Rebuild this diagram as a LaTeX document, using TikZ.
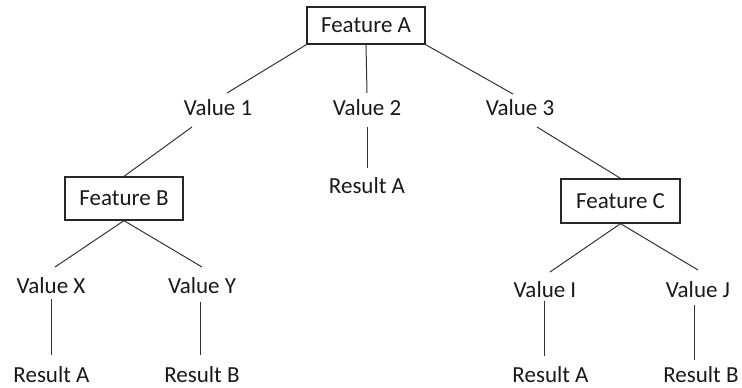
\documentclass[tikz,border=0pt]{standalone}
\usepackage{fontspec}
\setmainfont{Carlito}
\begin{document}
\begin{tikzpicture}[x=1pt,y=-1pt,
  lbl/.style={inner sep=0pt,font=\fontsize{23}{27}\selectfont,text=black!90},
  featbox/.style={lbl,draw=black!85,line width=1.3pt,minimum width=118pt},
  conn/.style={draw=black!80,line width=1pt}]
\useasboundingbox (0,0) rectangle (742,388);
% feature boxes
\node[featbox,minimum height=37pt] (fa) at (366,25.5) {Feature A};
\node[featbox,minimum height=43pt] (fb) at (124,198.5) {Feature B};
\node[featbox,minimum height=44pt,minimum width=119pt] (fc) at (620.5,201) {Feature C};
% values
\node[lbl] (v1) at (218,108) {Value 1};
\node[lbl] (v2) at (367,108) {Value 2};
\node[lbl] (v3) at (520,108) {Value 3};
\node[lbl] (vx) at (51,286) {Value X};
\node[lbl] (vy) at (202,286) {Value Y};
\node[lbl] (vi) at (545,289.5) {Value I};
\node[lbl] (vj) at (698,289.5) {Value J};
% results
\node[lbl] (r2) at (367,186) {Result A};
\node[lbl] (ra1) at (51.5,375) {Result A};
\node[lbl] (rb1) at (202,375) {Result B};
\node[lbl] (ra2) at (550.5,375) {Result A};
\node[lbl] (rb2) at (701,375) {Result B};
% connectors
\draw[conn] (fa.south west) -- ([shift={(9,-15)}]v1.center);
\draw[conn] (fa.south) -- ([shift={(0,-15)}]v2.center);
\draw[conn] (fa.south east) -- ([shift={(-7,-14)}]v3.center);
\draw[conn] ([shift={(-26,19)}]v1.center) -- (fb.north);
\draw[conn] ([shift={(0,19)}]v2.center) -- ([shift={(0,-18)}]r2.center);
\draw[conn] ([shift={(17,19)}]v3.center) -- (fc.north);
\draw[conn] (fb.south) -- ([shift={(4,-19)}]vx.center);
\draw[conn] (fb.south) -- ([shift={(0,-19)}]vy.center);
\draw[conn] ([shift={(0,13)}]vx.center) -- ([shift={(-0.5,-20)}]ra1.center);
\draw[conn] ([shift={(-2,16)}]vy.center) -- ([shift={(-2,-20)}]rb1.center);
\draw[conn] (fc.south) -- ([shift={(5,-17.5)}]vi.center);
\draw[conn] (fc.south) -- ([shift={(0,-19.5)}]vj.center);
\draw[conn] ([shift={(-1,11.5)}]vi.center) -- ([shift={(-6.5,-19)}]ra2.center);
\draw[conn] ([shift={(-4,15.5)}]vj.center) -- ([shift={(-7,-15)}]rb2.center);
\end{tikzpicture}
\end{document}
_ _ _
TASK OBJECTIVE:
Output all of the data exactly as it stands, minus any images.

RESULT BELOW:
Rebuild this diagram as a LaTeX document, using TikZ.
\documentclass[tikz,border=0pt]{standalone}
\usepackage{fontspec}
\setmainfont{Carlito}
\begin{document}
\begin{tikzpicture}[x=1pt,y=-1pt,
  lbl/.style={inner sep=0pt,font=\fontsize{23}{27}\selectfont,text=black!90},
  featbox/.style={lbl,draw=black!85,line width=1.3pt,minimum width=118pt},
  conn/.style={draw=black!80,line width=1pt}]
\useasboundingbox (0,0) rectangle (742,388);
% feature boxes
\node[featbox,minimum height=37pt] (fa) at (366,25.5) {Feature A};
\node[featbox,minimum height=43pt] (fb) at (124,198.5) {Feature B};
\node[featbox,minimum height=44pt,minimum width=119pt] (fc) at (620.5,201) {Feature C};
% values
\node[lbl] (v1) at (218,108) {Value 1};
\node[lbl] (v2) at (367,108) {Value 2};
\node[lbl] (v3) at (520,108) {Value 3};
\node[lbl] (vx) at (51,286) {Value X};
\node[lbl] (vy) at (202,286) {Value Y};
\node[lbl] (vi) at (545,289.5) {Value I};
\node[lbl] (vj) at (698,289.5) {Value J};
% results
\node[lbl] (r2) at (367,186) {Result A};
\node[lbl] (ra1) at (51.5,375) {Result A};
\node[lbl] (rb1) at (202,375) {Result B};
\node[lbl] (ra2) at (550.5,375) {Result A};
\node[lbl] (rb2) at (701,375) {Result B};
% connectors
\draw[conn] (fa.south west) -- ([shift={(9,-15)}]v1.center);
\draw[conn] (fa.south) -- ([shift={(0,-15)}]v2.center);
\draw[conn] (fa.south east) -- ([shift={(-7,-14)}]v3.center);
\draw[conn] ([shift={(-26,19)}]v1.center) -- (fb.north);
\draw[conn] ([shift={(0,19)}]v2.center) -- ([shift={(0,-18)}]r2.center);
\draw[conn] ([shift={(17,19)}]v3.center) -- (fc.north);
\draw[conn] (fb.south) -- ([shift={(4,-19)}]vx.center);
\draw[conn] (fb.south) -- ([shift={(0,-19)}]vy.center);
\draw[conn] ([shift={(0,13)}]vx.center) -- ([shift={(-0.5,-20)}]ra1.center);
\draw[conn] ([shift={(-2,16)}]vy.center) -- ([shift={(-2,-20)}]rb1.center);
\draw[conn] (fc.south) -- ([shift={(5,-17.5)}]vi.center);
\draw[conn] (fc.south) -- ([shift={(0,-19.5)}]vj.center);
\draw[conn] ([shift={(-1,11.5)}]vi.center) -- ([shift={(-6.5,-19)}]ra2.center);
\draw[conn] ([shift={(-4,15.5)}]vj.center) -- ([shift={(-7,-15)}]rb2.center);
\end{tikzpicture}
\end{document}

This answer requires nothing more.